'Comfort Women' Seek Justice From Japanese

MARIA FE SANTILLAN does not go into much detail about the sexual abuse she says she suffered from officers and soldiers of Japan's Imperial Army. She is more voluble on the subject of her escape from sexual servitude. Fifty years have passed, but gaining freedom seems to come back to her clearly.

It will likely be impossible to corroborate the accounts of the Filipina women who say they were confined and repeatedly raped by Japanese soldiers during their occupation of the Philippines. "The Japanese Imperial Army," says one of the women, Cristita Alcober, "did not give us any IDs." No physical evidence remains. Recollections of names and faces are vague at best.

"If someone raises her hand and says she was a comfort woman," says Yoshiki Mine, a Japanese diplomat in Tokyo, using his government's euphemism for sex slave, "there is no way to deny it."

So far 72 women from South Korea, the Philippines, the Netherlands, and China have sued the Japanese government, seeking an official apology or financial compensation or both. Last year the Japanese government announced it would solicit private contributions for a fund that would be used to compensate the women. Although some of the women say they will accept money from the fund, others demand that the government itself pay compensation.
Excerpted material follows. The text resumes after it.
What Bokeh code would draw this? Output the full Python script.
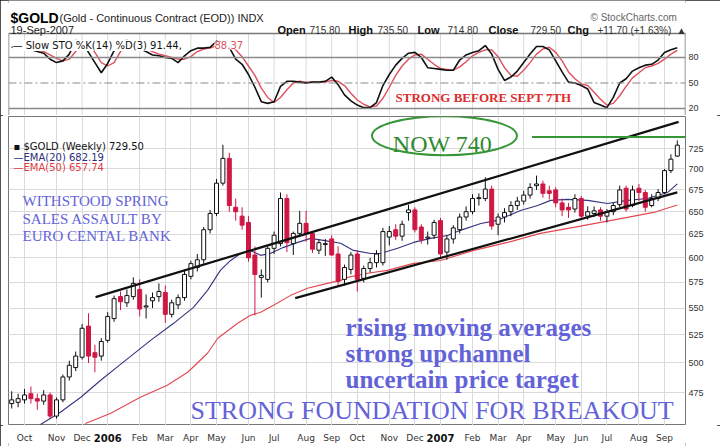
import math
from bokeh.plotting import figure
from bokeh.layouts import column
from bokeh.models import Range1d, FixedTicker, PrintfTickFormatter, Label, Span, ColumnDataSource
from bokeh.core.properties import value
from bokeh.embed import file_html
from bokeh.resources import INLINE

# ---------------- data (weekly bars, week 0 = 19-Sep-2005) ----------------
weeks = list(range(105))
opens = [466, 467, 469, 474, 470, 468, 473, 456, 469, 488,
         496, 505, 533, 509, 506, 520, 540, 561, 555, 561,
         568, 551, 557, 561, 565, 544, 553, 560, 581, 590,
         598, 630, 648, 683, 713, 655, 645, 638, 603, 580,
         578, 610, 615, 665, 615, 626, 637, 626, 608, 614,
         620, 604, 578, 588, 604, 579, 589, 595, 595, 622,
         630, 623, 649, 652, 633, 621, 624, 640, 606, 620,
         630, 644, 650, 665, 665, 676, 636, 644, 650, 657,
         662, 669, 680, 682, 674, 675, 660, 655, 653, 665,
         645, 648, 652, 645, 650, 658, 677, 657, 677, 672,
         657, 665, 672, 698, 715.8]
highs = [476, 474, 478, 480, 474, 477, 475, 471, 490, 502,
         510, 535, 545, 516, 522, 546, 562, 566, 568, 580,
         578, 563, 565, 574, 572, 558, 563, 588, 597, 604,
         633, 652, 688, 730, 720, 665, 655, 645, 612, 588,
         612, 628, 672, 670, 628, 651, 651, 628, 619, 620,
         624, 612, 593, 606, 608, 592, 600, 608, 632, 634,
         636, 640, 658, 655, 636, 628, 641, 643, 624, 635,
         648, 656, 670, 671, 690, 680, 648, 654, 662, 667,
         674, 683, 692, 686, 680, 678, 665, 660, 670, 668,
         656, 656, 655, 653, 660, 680, 680, 680, 682, 675,
         670, 676, 700, 718, 735.5]
lows = [462, 463, 466, 466, 461, 465, 454, 454, 467, 485,
        493, 503, 500, 492, 502, 518, 537, 548, 551, 558,
        542, 540, 550, 556, 536, 541, 549, 557, 578, 586,
        594, 626, 645, 680, 650, 640, 630, 596, 543, 560,
        575, 604, 612, 606, 603, 622, 617, 605, 604, 602,
        602, 572, 572, 583, 566, 575, 585, 590, 592, 613,
        619, 618, 640, 627, 615, 614, 620, 600, 598, 615,
        626, 640, 647, 657, 662, 630, 624, 638, 645, 652,
        658, 665, 675, 666, 664, 655, 645, 643, 649, 641,
        641, 644, 640, 638, 646, 655, 650, 655, 662, 650,
        655, 662, 670, 695, 714.8]
closes = [469, 470, 473, 470, 468, 473, 456, 469, 488, 498,
          506, 531, 506, 505, 519, 542, 559, 556, 562, 574,
          549, 552, 560, 566, 544, 555, 560, 583, 594, 598,
          630, 648, 683, 713, 657, 650, 635, 600, 583, 582,
          610, 624, 665, 616, 626, 637, 626, 609, 616, 615,
          603, 576, 590, 603, 578, 589, 595, 604, 628, 628,
          623, 636, 652, 630, 619, 622, 638, 604, 620, 632,
          644, 650, 665, 666, 676, 634, 644, 649, 657, 662,
          669, 678, 682, 671, 671, 660, 652, 652, 665, 645,
          650, 651, 645, 650, 657, 675, 653, 675, 672, 655,
          665, 672, 698, 712, 729.5]

# Slow stochastic %K(14) and %D(3), one value per week
sto_k = [92, 91, 90, 89, 87, 85, 78, 74, 76, 84,
         100, 99, 86, 74, 62, 73, 88, 99, 100, 94,
         90, 87, 83, 82, 80, 79, 74, 82, 88, 91,
         91, 92, 99, 97, 92, 78, 72, 60, 45, 28,
         26, 28, 46, 52, 52, 51, 50, 51, 51, 52,
         57, 48, 36, 29, 24, 21, 21, 27, 47, 60,
         71, 79, 85, 86, 80, 68, 67, 66, 65, 65,
         77, 83, 86, 88, 94, 84, 66, 53, 57, 64,
         74, 84, 93, 93, 89, 76, 63, 51, 50, 47,
         43, 27, 24, 21, 33, 50, 55, 64, 68, 71,
         72, 77, 86, 89, 91.44]
sto_d = [92, 91, 91, 90, 89, 87, 83, 79, 76, 78,
         87, 94, 95, 86, 74, 70, 74, 87, 96, 98,
         95, 90, 87, 84, 82, 80, 78, 78, 81, 87,
         90, 91, 94, 96, 96, 89, 81, 70, 59, 44,
         33, 27, 33, 42, 50, 52, 51, 51, 51, 51,
         53, 52, 47, 38, 30, 25, 22, 23, 32, 45,
         59, 70, 78, 83, 84, 78, 72, 67, 66, 65,
         69, 75, 82, 86, 89, 89, 81, 68, 59, 58,
         65, 74, 84, 90, 92, 86, 76, 63, 55, 49,
         47, 39, 31, 24, 26, 35, 46, 56, 62, 68,
         70, 73, 78, 84, 88.37]

# Moving averages (week, price)
ema20_weeks = [4.5, 7.6, 10.8, 13.9, 17.0, 21.7, 25.3, 28.4, 30.6, 32.6,
               34.2, 35.8, 37.3, 38.9, 40.4, 42.5, 44.7, 46.7, 48.7, 51.4,
               53.4, 56.1, 57.6, 60.3, 62.8, 65.4, 68.1, 70.1, 73.3, 75.9,
               79.5, 82.2, 84.2, 86.8, 90.0, 93.1, 96.2, 99.3, 102.5, 104.0]
ema20_vals = [449.4, 459.0, 471.1, 485.2, 498.8, 520.0, 535.6, 550.6, 567.1, 587.1,
              597.3, 604.6, 607.8, 602.6, 604.6, 611.0, 616.3, 620.6, 618.5, 615.3,
              607.8, 604.6, 604.6, 610.0, 616.3, 620.6, 623.8, 629.3, 636.9, 640.3,
              651.4, 657.1, 662.9, 664.0, 662.9, 659.4, 662.9, 665.1, 672.1, 682.2]
ema50_weeks = [11.5, 15.4, 20.1, 24.3, 27.5, 30.6, 32.2, 35.3, 37.3, 38.9,
               40.9, 43.6, 46.2, 49.3, 51.4, 52.5, 55.6, 58.7, 62.8, 67.0,
               72.2, 77.5, 82.6, 87.8, 92.0, 96.2, 100.3, 104.0]
ema50_vals = [450.2, 458.1, 471.1, 481.1, 492.0, 508.5, 521.9, 535.6, 543.1, 545.9,
              552.6, 562.2, 569.1, 574.0, 577.0, 580.0, 584.1, 587.1, 594.3, 597.3,
              607.8, 616.3, 626.0, 632.6, 638.1, 643.6, 649.2, 657.7]

# Hand-drawn channel lines and target line (week, price)
upper_channel_weeks = [13.1, 104.2]
upper_channel_prices = [560.5, 759.6]
lower_channel_weeks = [44.3, 104.0]
lower_channel_prices = [559.5, 672.1]
target_weeks = [81.3, 106.0]
target_prices = [740, 740]

# Axes
month_ticks = [2, 7, 11, 15, 20, 24, 28, 32, 37, 41, 46, 50,
               54, 59, 63, 67, 72, 76, 80, 85, 89, 93, 98, 102]
month_labels = ["Oct", "Nov", "Dec", "2006", "Feb", "Mar", "Apr", "May", "Jun", "Jul", "Aug", "Sep",
                "Oct", "Nov", "Dec", "2007", "Feb", "Mar", "Apr", "May", "Jun", "Jul", "Aug", "Sep"]
price_ticks = [475, 500, 525, 550, 575, 600, 625, 650, 675, 700, 725]
sto_levels = [20, 50, 80]

# ---------------- helpers for annotation placement ----------------
W = 720
BL, BR = 8, 35          # frame borders left / right
X0, X1 = -0.5, 105.28   # visible weeks
S0, S1 = 11.76, 108.2   # stochastic panel bounds


def wx(px):
    return (px - 11.2) / 6.4


def py(px):
    return math.exp(6.5862 - (px - 148) / 577.0)


def sy(px):
    return 80 - (px - 57) / 0.85


def lab(fig, x, y, text, size, color="#000000", font="DejaVu Sans", style="normal",
        align="left", baseline="alphabetic", bg=None):
    fig.add_layout(Label(x=x, y=y, text=text, text_font_size=f"{size}px", text_color=color,
                         text_font=font, text_font_style=style, text_align=align,
                         text_baseline=baseline, background_fill_color=bg))


def right_axis(fig, ticks):
    fig.yaxis.ticker = FixedTicker(ticks=ticks)
    fig.yaxis.axis_line_color = None
    fig.yaxis.major_tick_line_color = None
    fig.yaxis.minor_tick_line_color = None
    fig.yaxis.major_tick_out = 0
    fig.yaxis.minor_tick_out = 0
    fig.yaxis.major_label_text_font_size = "9px"
    fig.yaxis.major_label_text_color = "#333333"
    fig.yaxis.major_label_standoff = 3


GRID = "#dadada"
RED = "#cf1744"
BLUE_TXT = "#6363d9"
GREEN = "#379637"

xr = Range1d(X0, X1)

# ---------------- header + stochastic panel ----------------
sto = figure(width=W, height=115, x_range=xr, y_range=Range1d(S0, sy(0)), title=None,
             output_backend="svg", toolbar_location=None, x_axis_location=None,
             y_axis_location="right", min_border_left=BL, min_border_right=BR,
             min_border_top=0, min_border_bottom=0)
sto.outline_line_color = None
sto.xgrid.visible = False
sto.ygrid.visible = False
right_axis(sto, sto_levels)
sto.segment(x0=month_ticks, y0=[S0] * len(month_ticks), x1=month_ticks, y1=[S1] * len(month_ticks),
            line_color=GRID, line_width=1)
for lv in sto_levels:
    sto.add_layout(Span(location=lv, dimension="width", line_color="#8a8a8a",
                        line_width=1 if lv == 50 else 1.5,
                        line_dash="8 3 2 3" if lv == 50 else "solid"))
sto.line(weeks, sto_d, line_color="#e0505c", line_width=1.4)
sto.line(weeks, sto_k, line_color="#111111", line_width=1.6)
# panel border
sto.line([X0, X0, X1, X1], [S0, S1, S1, S0], line_color="#777777", line_width=1.5)

# header texts
lab(sto, wx(10), sy(18), "$GOLD", 14, font="Liberation Sans", style="bold")
lab(sto, wx(59), sy(18), "(Gold - Continuous Contract (EOD)) INDX", 11, color="#222222",
    font="Liberation Sans")
lab(sto, wx(10), sy(30), "19-Sep-2007", 11, color="#222222", font="Liberation Sans")
lab(sto, wx(590), sy(17), "\u00a9 StockCharts.com", 10, color="#666666", font="Liberation Sans")
hdr = [(277, "Open", True), (309, "715.80", False), (348, "High", True), (377, "735.50", False),
       (417, "Low", True), (447, "714.80", False), (488, "Close", True), (530, "729.50", False),
       (567, "Chg", True), (597, "+11.70 (+1.63%)", False), (676, "\u25b2", False)]
for hx, ht, hb in hdr:
    lab(sto, wx(hx), sy(30), ht, 11 if hb else 10, color="#111111" if hb else "#333333",
        font="Liberation Sans", style="bold" if hb else "normal")

# stochastic legend (white box hides lines underneath)
lab(sto, wx(12), sy(45), "\u2014 Slow STO %K(14) %D(3) 91.44, ", 10, color="#111111", bg="white")
lab(sto, wx(214), sy(45), "88.37", 10, color="#e0505c", bg="white")
lab(sto, wx(395), sy(97), "STRONG BEFORE SEPT 7TH", 13, color="#dd2b2b",
    font="Liberation Serif", style="bold")

# ---------------- price panel ----------------
pr = figure(width=W, height=310, x_range=xr, y_range=Range1d(448.6, 766.7), y_axis_type="log",
            title=None, output_backend="svg", toolbar_location=None, x_axis_location=None,
            y_axis_location="right", min_border_left=BL, min_border_right=BR,
            min_border_top=1, min_border_bottom=0)
pr.outline_line_color = "#777777"
pr.xgrid.ticker = FixedTicker(ticks=month_ticks)
pr.ygrid.ticker = FixedTicker(ticks=price_ticks)
pr.xgrid.grid_line_color = GRID
pr.ygrid.grid_line_color = GRID
right_axis(pr, price_ticks)
pr.yaxis.formatter = PrintfTickFormatter(format="%d")

up = [c >= o for o, c in zip(opens, closes)]
src = ColumnDataSource(dict(
    w=weeks, h=highs, l=lows,
    top=[max(o, c) for o, c in zip(opens, closes)],
    bot=[min(o, c) for o, c in zip(opens, closes)],
    fill=["white" if u else RED for u in up],
    edge=["#111111" if u else RED for u in up],
))

pr.line(ema50_weeks, ema50_vals, line_color="#e2474f", line_width=1.1)
pr.line(ema20_weeks, ema20_vals, line_color="#34347f", line_width=1.1)
pr.segment(x0="w", y0="h", x1="w", y1="l", line_color="edge", line_width=1, source=src)
pr.vbar(x="w", top="top", bottom="bot", width=0.62, fill_color="fill", line_color="edge",
        line_width=1, source=src)

pr.line(upper_channel_weeks, upper_channel_prices, line_color="#111111", line_width=2.2)
pr.line(lower_channel_weeks, lower_channel_prices, line_color="#111111", line_width=2.2)
pr.line(target_weeks, target_prices, line_color=GREEN, line_width=2)
pr.ellipse(x=[wx(444)], y=[py(135)], width=[145], height=[39], width_units="screen",
           height_units="screen", fill_color=None, line_color=GREEN, line_width=2)
lab(pr, wx(442), py(143), "NOW 740", 24, color="#2f8a2f", font="Liberation Serif", align="center")

# legend of price panel
lab(pr, wx(13), py(146), "\u25aa $GOLD (Weekly) 729.50", 10, color="#111111")
lab(pr, wx(13), py(157), "\u2014EMA(20) 682.19", 10, color="#2d2d7a")
lab(pr, wx(13), py(167), "\u2014EMA(50) 657.74", 10, color="#e03c44")

# hand-written notes
for txt, yb in [("WITHSTOOD SPRING", 200), ("SALES ASSAULT BY", 218), ("EURO CENTAL BANK", 235)]:
    lab(pr, wx(22), py(yb), txt, 15, color=BLUE_TXT, font="Liberation Serif")
for txt, yb in [("rising moving averages", 327), ("strong upchannel", 353), ("uncertain price target", 379)]:
    lab(pr, wx(345), py(yb), txt, 25, color=BLUE_TXT, font="Liberation Serif", style="bold")
lab(pr, wx(190), py(410), "STRONG FOUNDATION FOR BREAKOUT", 26, color=BLUE_TXT, font="Liberation Serif")

# ---------------- time axis strip ----------------
ax = figure(width=W, height=21, x_range=xr, y_range=Range1d(21, 0), title=None,
            output_backend="svg", toolbar_location=None, x_axis_location=None, y_axis_location=None,
            min_border_left=BL, min_border_right=BR, min_border_top=0, min_border_bottom=0)
ax.outline_line_color = None
ax.xgrid.visible = False
ax.ygrid.visible = False
m_x = [t for t, l in zip(month_ticks, month_labels) if not l.isdigit()]
m_t = [l for l in month_labels if not l.isdigit()]
y_x = [t for t, l in zip(month_ticks, month_labels) if l.isdigit()]
y_t = [l for l in month_labels if l.isdigit()]
ax.text(x=m_x, y=[12] * len(m_x), text=m_t, text_font=value("DejaVu Sans"), text_font_size="9px",
        text_color="#333333", text_align="center", text_baseline="alphabetic")
ax.text(x=y_x, y=[12] * len(y_x), text=y_t, text_font=value("DejaVu Sans"), text_font_size="10px",
        text_font_style="bold", text_color="#111111", text_align="center", text_baseline="alphabetic")

layout = column(sto, pr, ax, spacing=0,
                styles={"outline": "3px solid #1c1c1c", "outline-offset": "-3px"})
open("out.html", "w").write(file_html(layout, INLINE))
There is no telling how many women could come forward. Academic estimates for the total number of women forced into prostitution by the Japanese military range to 200,000, using formulas found in official documents that specify an ideal ratio of 1 sex slave for every 29, 40, or even 50 soldiers. "The number of people ... could be enormous," observes Mr. Mine, who is coordinating the establishment of the fund.

In the lawsuits, the women have demanded amounts ranging from $22,000 to 10 times that figure. Mine says there is no way to tell how much the fund will disburse. It has had few contributions, and its administrators have no idea how many women will seek compensation.
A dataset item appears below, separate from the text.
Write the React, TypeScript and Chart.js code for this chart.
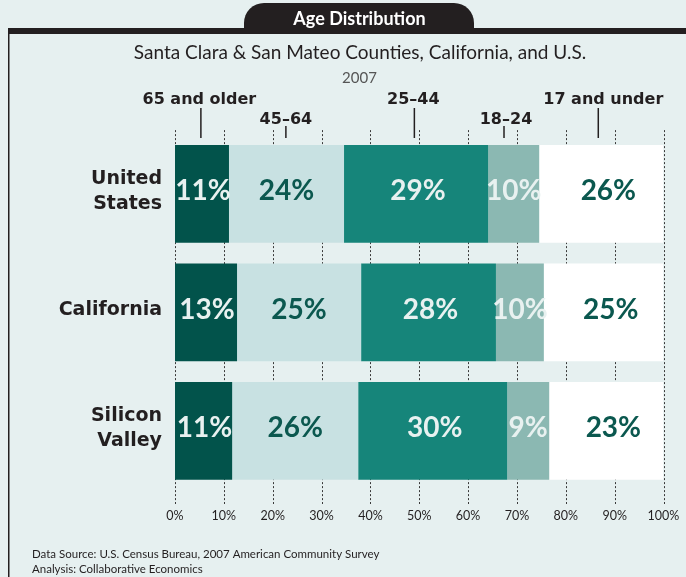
import React, { useEffect, useRef } from "react";
import { Chart, registerables } from "chart.js";

Chart.register(...registerables);

// ---------- data ----------
const REGIONS = ["United States", "California", "Silicon Valley"];
const REGION_LABEL_LINES = [["United", "States"], ["California"], ["Silicon", "Valley"]];
const AGE_GROUPS = ["65 and older", "45–64", "25–44", "18–24", "17 and under"];

// bar lengths (share of population, %)
const AGE_65_PLUS = [11.05, 12.7, 11.7];
const AGE_45_64 = [23.55, 25.4, 25.8];
const AGE_25_44 = [29.5, 27.6, 30.5];
const AGE_18_24 = [10.45, 9.8, 8.6];
const AGE_UNDER_18 = [25.45, 24.5, 23.4];

// printed value labels
const LABEL_65_PLUS = ["11%", "13%", "11%"];
const LABEL_45_64 = ["24%", "25%", "26%"];
const LABEL_25_44 = ["29%", "28%", "30%"];
const LABEL_18_24 = ["10%", "10%", "9%"];
const LABEL_UNDER_18 = ["26%", "25%", "23%"];

// where the age-group header markers point (in % along the axis)
const GROUP_MARKER_AT = [5.3, 22.7, 49.0, 67.35, 86.65];
const GROUP_MARKER_ROW = [0, 1, 0, 1, 0];

const X_MIN = 0;
const X_MAX = 100;
const X_STEP = 10;

const HEADER = "Age Distribution";
const TITLE = "Santa Clara & San Mateo Counties, California, and U.S.";
const YEAR = "2007";
const FOOTNOTES = [
  "Data Source: U.S. Census Bureau, 2007 American Community Survey",
  "Analysis: Collaborative Economics",
];

// ---------- style ----------
const W = 686;
const H = 577;
const BG = "#e6f0f0";
const INK = "#231f20";
const BAR_COLORS = ["#02534b", "#c8e1e2", "#16857a", "#8bb8b2", "#ffffff"];
const LABEL_COLORS = ["#e8f1f0", "#0b584f", "#e8f1f0", "#e8f1f0", "#0b584f"];
const LABEL_SHIFT = [1, 0, 2, 0, 7];
const GROUP_LABEL_SHIFT = [-1.5, 0, -1, 2, 5];

const SERIES = [AGE_65_PLUS, AGE_45_64, AGE_25_44, AGE_18_24, AGE_UNDER_18];
const SERIES_LABELS = [LABEL_65_PLUS, LABEL_45_64, LABEL_25_44, LABEL_18_24, LABEL_UNDER_18];

const chromePlugin = {
  id: "chrome",
  beforeDraw(chart: any) {
    const ctx = chart.ctx as CanvasRenderingContext2D;
    ctx.save();
    ctx.fillStyle = BG;
    ctx.fillRect(0, 0, W, H);

    // header tab
    ctx.fillStyle = INK;
    const tx0 = 244, tx1 = 474, ty0 = 3, ty1 = 31, r = 20;
    ctx.beginPath();
    ctx.moveTo(tx0, ty1);
    ctx.lineTo(tx0, ty0 + r);
    ctx.arcTo(tx0, ty0, tx0 + r, ty0, r);
    ctx.lineTo(tx1 - r, ty0);
    ctx.arcTo(tx1, ty0, tx1, ty0 + r, r);
    ctx.lineTo(tx1, ty1);
    ctx.closePath();
    ctx.fill();

    // frame
    ctx.fillRect(8, 28, W - 8, 6);
    ctx.fillRect(8, 28, 1.5, H - 28);

    ctx.textAlign = "center";
    ctx.textBaseline = "alphabetic";
    ctx.fillStyle = "#ffffff";
    ctx.font = "bold 18px Lato";
    ctx.fillText(HEADER, 359.5, 25);

    ctx.fillStyle = INK;
    ctx.font = "19px Lato";
    ctx.fillText(TITLE, 360, 59.3);

    ctx.fillStyle = "#555555";
    ctx.font = "15px Lato";
    ctx.fillText(YEAR, 359.5, 83.3);

    ctx.textAlign = "left";
    ctx.fillStyle = INK;
    ctx.font = "11.5px Lato";
    ctx.fillText(FOOTNOTES[0], 32, 557.7);
    ctx.fillText(FOOTNOTES[1], 32, 573.3);
    ctx.restore();
  },
  beforeDatasetsDraw(chart: any) {
    const ctx = chart.ctx as CanvasRenderingContext2D;
    const xs = chart.scales.x;
    const area = chart.chartArea;
    ctx.save();
    ctx.strokeStyle = "#3a3a3a";
    ctx.lineWidth = 1;
    ctx.setLineDash([2, 2]);
    for (const t of xs.ticks) {
      const x = Math.round(xs.getPixelForValue(t.value)) + 0.5;
      ctx.beginPath();
      ctx.moveTo(x, area.top - 4.5);
      ctx.lineTo(x, area.bottom + 14);
      ctx.stroke();
    }
    ctx.restore();
  },
  afterDatasetsDraw(chart: any) {
    const ctx = chart.ctx as CanvasRenderingContext2D;
    const xs = chart.scales.x;
    const ys = chart.scales.y;
    const area = chart.chartArea;
    ctx.save();

    // value labels
    ctx.textAlign = "center";
    ctx.textBaseline = "alphabetic";
    ctx.font = "bold 28px Lato";
    chart.data.datasets.forEach((ds: any, di: number) => {
      const meta = chart.getDatasetMeta(di);
      meta.data.forEach((el: any, i: number) => {
        const cx = (el.x + el.base) / 2 + LABEL_SHIFT[di];
        ctx.fillStyle = LABEL_COLORS[di];
        ctx.fillText(SERIES_LABELS[di][i], cx, el.y + 6.2);
      });
    });

    // category labels
    ctx.textAlign = "right";
    ctx.fillStyle = INK;
    ctx.font = "bold 19px 'DejaVu Sans'";
    REGIONS.forEach((_, i) => {
      const cy = ys.getPixelForValue(i);
      const lines = REGION_LABEL_LINES[i];
      if (lines.length === 1) {
        ctx.fillText(lines[0], area.left - 13, cy + 2.5);
      } else {
        ctx.fillText(lines[0], area.left - 13, cy - 9.8);
        ctx.fillText(lines[1], area.left - 13, cy + 15.5);
      }
    });

    // age group header markers
    ctx.textAlign = "center";
    ctx.font = "bold 16px 'DejaVu Sans'";
    ctx.strokeStyle = INK;
    ctx.lineWidth = 1.5;
    AGE_GROUPS.forEach((g, i) => {
      const x = xs.getPixelForValue(GROUP_MARKER_AT[i]);
      const row = GROUP_MARKER_ROW[i];
      const baseline = area.top - (row === 0 ? 30.6 : 10.6);
      ctx.fillText(g, x + GROUP_LABEL_SHIFT[i], baseline);
      ctx.beginPath();
      ctx.moveTo(x, baseline + (row === 0 ? 4 : 2));
      ctx.lineTo(x, area.top + 3.4);
      ctx.stroke();
    });
    ctx.restore();
  },
};

export default function App() {
  const ref = useRef<HTMLCanvasElement | null>(null);

  useEffect(() => {
    if (!ref.current) return;
    const chart = new Chart(ref.current, {
      type: "bar",
      data: {
        labels: REGIONS,
        datasets: AGE_GROUPS.map((g, i) => ({
          label: g,
          data: SERIES[i],
          backgroundColor: BAR_COLORS[i],
          borderWidth: 0,
          barPercentage: 0.825,
          categoryPercentage: 1,
        })),
      },
      plugins: [chromePlugin],
      options: {
        indexAxis: "y",
        responsive: false,
        animation: false,
        devicePixelRatio: 1,
        events: [],
        layout: { padding: { left: 175, right: 22.5, top: 134.6, bottom: 0 } },
        plugins: {
          legend: { display: false },
          tooltip: { enabled: false },
          title: { display: false },
        },
        scales: {
          x: {
            stacked: true,
            min: X_MIN,
            max: X_MAX,
            grid: { display: false, drawTicks: false },
            border: { display: false },
            ticks: {
              stepSize: X_STEP,
              padding: 18,
              color: INK,
              font: { family: "Lato", size: 12.5 },
              maxRotation: 0,
              callback: (v: any) => `${v}%`,
            },
            afterFit: (s: any) => {
              s.height = 87;
              s.paddingLeft = 0;
              s.paddingRight = 0;
            },
          },
          y: {
            stacked: true,
            display: false,
          },
        },
      },
    });
    return () => chart.destroy();
  }, []);

  return (
    <div style={{ position: "fixed", left: 0, top: 0, width: W, height: H }}>
      <canvas ref={ref} width={W} height={H} style={{ display: "block", width: W, height: H }} />
    </div>
  );
}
Ultimately, the women will have to rely on their stories to convince people they were sex slaves. Recently the Monitor accompanied Ms. Santillan, one of 46 Filipina women suing the Japanese government, to the part of Manila where she lived during the war. A thin, fine-featured woman, she tells her story without anger. Occasionally she looks downcast, the muscles around her eyes tightening in resignation, frustration, and sadness. This is her account:

In late 1942, she was working in her family's snack bar, next door to the Manila main railway station, which was occupied by the Japanese Army. Soldiers from the station and a nearby building called the Airport Studio, a photography shop turned into barracks, frequented Santillan's eatery. On Dec. 15, a Japanese officer named Sakuma told Santillan to accompany him so she could cook for the soldiers housed in the Airport Studio. She refused and was slapped. Her mother protested and was kicked. "When they took you," Santillan recalls, "you went."

Sakuma and another officer led her to the studio, a five-minute walk from the snack bar. They brought her to a large room with a kitchen, a toilet, three beds, and a window. Santillan joined two other women in the room. Their names were Cora and Daisy. "I stayed there for two years," she says in good English. "I am cooking, and I am washing, and at night the Japanese do what they want." The women were kept under guard.

Some nights, during the two years of her incarceration, she was not touched. More often, she was raped. On the worst nights there were as many as seven soldiers.

Today, the Airport Studio is gone, replaced by a row of shops that are part of the grimy, crowded commerce around the railway station. Santillan steps near the railing of a nearby bridge and looks to the waterway below.

In November 1944 her cousins came for her, hiding in the grasses and whistling up at her window when the Japanese were out of their barracks. The cousins signaled her to be ready and returned a few days later. She used a rope to climb down from the second-story window.

Today, looking down the narrow river past shanties built in the shadow of a tall new hotel, she describes running along the water's edge, boarding her cousin's boat, and making her way to her family's village in the countryside.

Then she returns to the street and prepares for the long ride to her one-room shanty in a low-income housing area outside Manila.

Interviewed in 1992 by investigators for a group that represents the women, Santillan said: "When news about the 'comfort women' came out, of course I knew I am one of them. At first, I hesitated if I would come out, but finally I decided I should. Justice must be dispensed to us victims. We have no choice but to speak out."